It doesn't have to be specifically stop-related. In any given position one should have an idea of the loss that could/would be taken if the market were to go against the position in question. A stop can provide that. In other cases it could just be a funtion of the position, like the defined maximum loss of a long option position, or the downside potential of a spread trade.
I suppose it could be thought of in terms of Value-at-Risk (VaR), but most traders probably aren't going to get too deep in to that concept.
If you only had $100 to trade with (note I didnt say invest) then you would be unlikely to be able to put it with more than one broker and in most cases you wouldnt be able to trade with that amount as most brokers require substantially more. Whatever you think most people use one brokerage to trade with.
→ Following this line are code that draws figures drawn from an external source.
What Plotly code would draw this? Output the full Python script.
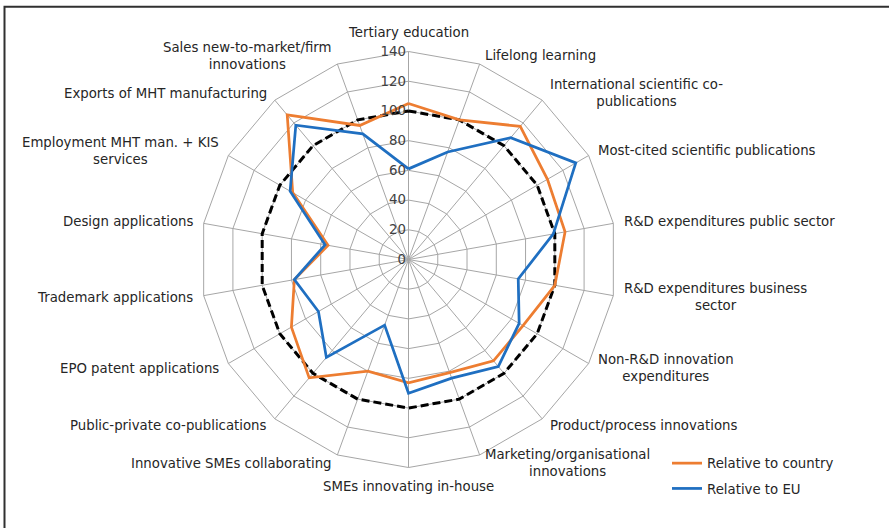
import math
import plotly.graph_objects as go

categories = [
    "Tertiary education",
    "Lifelong learning",
    "International scientific co-<br>publications",
    "Most-cited scientific publications",
    "R&D expenditures public sector",
    "R&D expenditures business<br>sector",
    "Non-R&D innovation<br>expenditures",
    "Product/process innovations",
    "Marketing/organisational<br>innovations",
    "SMEs innovating in-house",
    "Innovative SMEs collaborating",
    "Public-private co-publications",
    "EPO patent applications",
    "Trademark applications",
    "Design applications",
    "Employment MHT man. + KIS<br>services",
    "Exports of MHT manufacturing",
    "Sales new-to-market/firm<br>innovations",
]
relative_to_country = [105, 100, 117, 108, 107, 100, 89, 89, 81, 83, 80, 104, 91, 78, 55, 90, 127, 96]
relative_to_eu = [61, 77, 107, 130, 99, 75, 86, 94, 85, 90, 47, 86, 70, 78, 57, 92, 118, 90]
eu_reference = [100] * len(categories)
radial_ticks = [0, 20, 40, 60, 80, 100, 120, 140]

def closed(vals):
    return list(vals) + [vals[0]]

theta = closed(categories)

fig = go.Figure()
fig.add_trace(go.Scatterpolar(
    r=closed(eu_reference), theta=theta, mode="lines",
    line=dict(color="black", width=3, dash="8px,4px"),
    showlegend=False, hoverinfo="skip",
))
fig.add_trace(go.Scatterpolar(
    r=closed(relative_to_country), theta=theta, mode="lines",
    name="Relative to country", legendgroup="c",
    line=dict(color="#ED7D31", width=2.75),
))
fig.add_trace(go.Scatterpolar(
    r=closed(relative_to_eu), theta=theta, mode="lines",
    name="Relative to EU", legendgroup="e",
    line=dict(color="#1F6FC1", width=2.75),
))

W, H = 889, 528
cx, cy, R = 408.5, 259.5, 208
FS = 13.3
LABEL_PAD = 9

# category labels placed around the outer ring, Excel-style (centred lines)
annotations = []
n = len(categories)
for i, label in enumerate(categories):
    a = math.radians(360.0 * i / n)
    s, c = math.sin(a), math.cos(a)
    px = cx + (R + LABEL_PAD) * s
    py = cy - (R + LABEL_PAD) * c
    if abs(s) < 0.01:
        xa, ya = "center", ("bottom" if c > 0 else "top")
    else:
        xa, ya = ("left" if s > 0 else "right"), "middle"
    annotations.append(dict(
        text=label, x=px / W, y=1 - py / H, xref="paper", yref="paper",
        xanchor=xa, yanchor=ya, align="center", showarrow=False,
        font=dict(size=FS, color="#262626"),
    ))

fig.update_layout(
    width=W, height=H,
    margin=dict(l=0, r=0, t=0, b=0),
    paper_bgcolor="white",
    font=dict(family="DejaVu Sans", size=FS, color="#262626"),
    polar=dict(
        domain=dict(x=[(cx - R) / W, (cx + R) / W], y=[(H - cy - R) / H, (H - cy + R) / H]),
        bgcolor="white",
        gridshape="linear",
        radialaxis=dict(
            range=[0, 140], tickvals=radial_ticks, angle=90, tickangle=90,
            side="counterclockwise", showline=False, ticks="",
            ticksuffix='<span style="color:rgba(0,0,0,0);font-size:12px">00</span>',
            gridcolor="#a6a6a6", gridwidth=1,
            tickfont=dict(size=FS, color="#404040"),
        ),
        angularaxis=dict(
            rotation=90, direction="clockwise",
            showline=True, linecolor="#a6a6a6", linewidth=1,
            gridcolor="#a6a6a6", gridwidth=1, ticks="",
            showticklabels=False,
        ),
    ),
    legend=dict(
        x=667 / W, y=1 - 448 / H, xanchor="left", yanchor="top",
        bgcolor="rgba(0,0,0,0)", font=dict(size=FS, color="#262626"),
        traceorder="grouped", tracegroupgap=5, itemwidth=30,
    ),
    annotations=annotations,
    shapes=[dict(
        type="rect", xref="paper", yref="paper",
        x0=4.5 / W, x1=1.05, y0=-0.05, y1=1 - 6.7 / H,
        line=dict(color="#303030", width=2),
    )],
)

fig.write_html(
    "out.html",
    config={"displayModeBar": False},
    post_script="document.body.style.margin='0';document.body.style.overflow='hidden';",
)
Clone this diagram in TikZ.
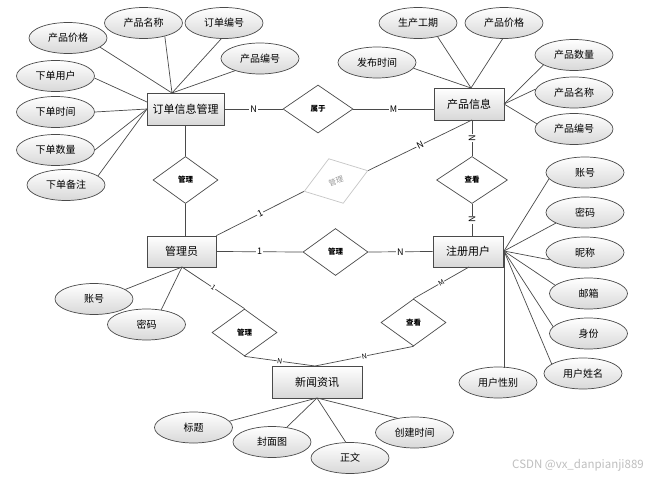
\documentclass[tikz,border=0pt]{standalone}
\usepackage{fontspec}
\newfontfamily\cjk{Noto Sans CJK SC}
\usetikzlibrary{shapes.geometric,shadows}
\definecolor{ln}{HTML}{4A4A4A}
\definecolor{shd}{HTML}{D8D8D8}
\tikzset{
  ent/.style={draw=ln, line width=0.8pt, top color=white, bottom color=shd, inner sep=0pt,
    minimum height=32pt, font=\cjk\fontsize{11}{11}\selectfont,
    drop shadow={shadow xshift=1.2pt, shadow yshift=-1.2pt, opacity=0.25}},
  attr/.style={ellipse, draw=ln, line width=0.7pt, top color=white, bottom color=shd, inner sep=0pt,
    minimum width=78pt, minimum height=31pt, font=\cjk\fontsize{10}{10}\selectfont},
  rel/.style={diamond, draw=ln, line width=0.7pt, fill=white, inner sep=0pt,
    minimum width=65pt, minimum height=47pt, font=\cjk\bfseries\fontsize{7.5}{7.5}\selectfont},
  conn/.style={draw=ln, line width=0.7pt},
  card/.style={fill=white, inner sep=0.8pt, font=\cjk\fontsize{9}{9}\selectfont},
  smallcard/.style={fill=white, inner sep=0.5pt, font=\cjk\fontsize{7}{7}\selectfont},
}
\begin{document}
\begin{tikzpicture}[x=1pt,y=-1pt]
\useasboundingbox[fill=white] (0,0) rectangle (656,479);

% entities
\node[ent, minimum width=77pt] (ord) at (185.5,109) {订单信息管理};
\node[ent, minimum width=70pt] (prd) at (469,104) {产品信息};
\node[ent, minimum width=69pt, minimum height=31pt] (adm) at (181.5,251.5) {管理员};
\node[ent, minimum width=70pt, minimum height=31pt] (usr) at (468,251.5) {注册用户};
\node[ent, minimum width=90pt] (news) at (317,382) {新闻资讯};

% relationships
\node[rel, minimum width=70pt, minimum height=48pt] (belong) at (318,109) {属于};
\node[rel] (r1) at (185.5,180) {管理};
\node[rel, rotate=18, minimum width=67pt, draw=gray!45, text=gray!80] (r2) at (336,181) {\mdseries 管理};
\node[rel] (r3) at (335.5,252) {管理};
\node[rel, minimum width=71pt] (r4) at (472,180) {查看};
\node[rel] (r5) at (244.5,332.5) {管理};
\node[rel] (r6) at (413.5,322.5) {查看};

% helper points
\coordinate (ordT) at (172,93);
\coordinate (ordLa) at (147,102);
\coordinate (ordLb) at (147,109);
\coordinate (prdT) at (471,88);
\coordinate (prdR) at (504,104);
\coordinate (prdB) at (472,120);
\coordinate (usrR) at (504,251);
\coordinate (usrB) at (469,267);
\coordinate (admB) at (182,267);
\coordinate (newsT) at (315,366);
\coordinate (newsB) at (317,398);

% relationship connectors
\draw[conn] (ord.east) -- node[card]{N} (belong.west);
\draw[conn] (belong.east) -- node[card]{M} (belong.east -| prd.west);
\draw[conn] (r1.north) -- (r1.north |- ord.south);
\draw[conn] (r1.south) -- (r1.south |- adm.north);
\draw[conn] (adm.north east) -- node[card, sloped]{1} (r2.west);
\draw[conn] (r2.east) -- node[card, sloped]{N} (prdB);
\draw[conn] (prdB) -- node[card, rotate=90]{N} (r4.north);
\draw[conn] (r4.south) -- node[card, rotate=90]{N} (r4.south |- usr.north);
\draw[conn] (adm.east) -- node[card]{1} (r3.west);
\draw[conn] (r3.east) -- node[card]{N} (usr.west);
\draw[conn] (admB) -- node[smallcard, sloped]{1} (r5.north);
\draw[conn] (r5.south) -- node[smallcard, sloped]{N} (newsT);
\draw[conn] (usrB) -- node[smallcard, sloped]{M} (r6.north);
\draw[conn] (r6.south) -- node[smallcard, sloped]{N} (newsT);

% order attributes
\node[attr] (o1) at (68,38) {产品价格};
\node[attr] (o2) at (143.5,23) {产品名称};
\node[attr] (o3) at (224,23) {订单编号};
\node[attr] (o4) at (260,58.5) {产品编号};
\node[attr] (o5) at (55.5,76) {下单用户};
\node[attr] (o6) at (55.5,112) {下单时间};
\node[attr] (o7) at (55.5,150) {下单数量};
\node[attr] (o8) at (66,185) {下单备注};
\draw[conn] (o1.-16) -- (ordT);
\draw[conn] (o2.-32) -- (ordT);
\draw[conn] (o3.-100) -- (ordT);
\draw[conn] (o4.-154) -- (ordT);
\draw[conn] (o5.-3) -- (ordLa);
\draw[conn] (o6.east) -- (ordLb);
\draw[conn] (o7.east) -- (ordLb);
\draw[conn] (o8.16) -- (ordLb);

% product attributes
\node[attr] (p1) at (418,23) {生产工期};
\node[attr] (p2) at (504,23) {产品价格};
\node[attr] (p3) at (377,62.5) {发布时间};
\node[attr] (p4) at (574,55) {产品数量};
\node[attr] (p5) at (574,92.5) {产品名称};
\node[attr] (p6) at (574,129) {产品编号};
\draw[conn] (p1.-35) -- (prdT);
\draw[conn] (p2.-95) -- (prdT);
\draw[conn] (p3.-9) -- (prdT);
\draw[conn] (p4.-162) -- (prdR);
\draw[conn] (p5.175) -- (prdR);
\draw[conn] (p6.172) -- (prdR);

% user attributes
\node[attr] (u1) at (585,172.5) {账号};
\node[attr] (u2) at (585,212.5) {密码};
\node[attr] (u3) at (585,252.5) {昵称};
\node[attr] (u4) at (588.5,293.5) {邮箱};
\node[attr] (u5) at (588.5,333.5) {身份};
\node[attr] (u6) at (583,373.5) {用户姓名};
\node[attr] (u7) at (498,382.5) {用户性别};
\draw[conn] (u1.-170) -- (usrR);
\draw[conn] (u2.-160) -- (usrR);
\draw[conn] (u3.-168) -- (usrR);
\draw[conn] (u4.166) -- (usrR);
\draw[conn] (u5.169) -- (usrR);
\draw[conn] (u6.163) -- (usrR);
\draw[conn] (usrR) -- ([yshift=-1.5pt]u7.north -| usrR);

% admin attributes
\node[attr] (a1) at (94,299) {账号};
\node[attr] (a2) at (146.5,324.5) {密码};
\draw[conn] (a1.17) -- (admB);
\draw[conn] (a2.45) -- (admB);

% news attributes
\node[attr] (n1) at (193.5,427.5) {标题};
\node[attr] (n2) at (272,442) {封面图};
\node[attr] (n3) at (350,458) {正文};
\node[attr] (n4) at (414.5,432.5) {创建时间};
\draw[conn] (n1.10) -- (newsB);
\draw[conn] (n2.45) -- (newsB);
\draw[conn] (n3.105) -- (newsB);
\draw[conn] (n4.140) -- (newsB);

% watermark
\node[font=\cjk\fontsize{11.5}{11.5}\selectfont, text=gray!50] (wm) at (578,465.5) {CSDN @vx\_danpianji889};
\end{tikzpicture}
\end{document}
Some may use more than one account but the majority simply dont.
I meant that metaphorically, would anyone put a 100% of that risk capital with any one broker alone.
If he puts that 100% with one broker, and that broker closes shop, or gets into ongoing litigation problems, or there is a personality conflict between the broker and the trader, and other scenarios. Not that such things will happen, but if a trader knows what is diversify surely he would know what is don't put all your baskets on one egg?
Maybe so but most only use one broker. If you discount spreadbetting companies then you would have to have quite large funds to have more than one brokerage account. Also if you were to trade US stocks intra-day then you would need to find $25K for each account you wanted to open.
In my view it is good policy to check the credentials of the broker you choose. With IB, for example, you have one of the most financially stable in the whole world and that is good enough for me.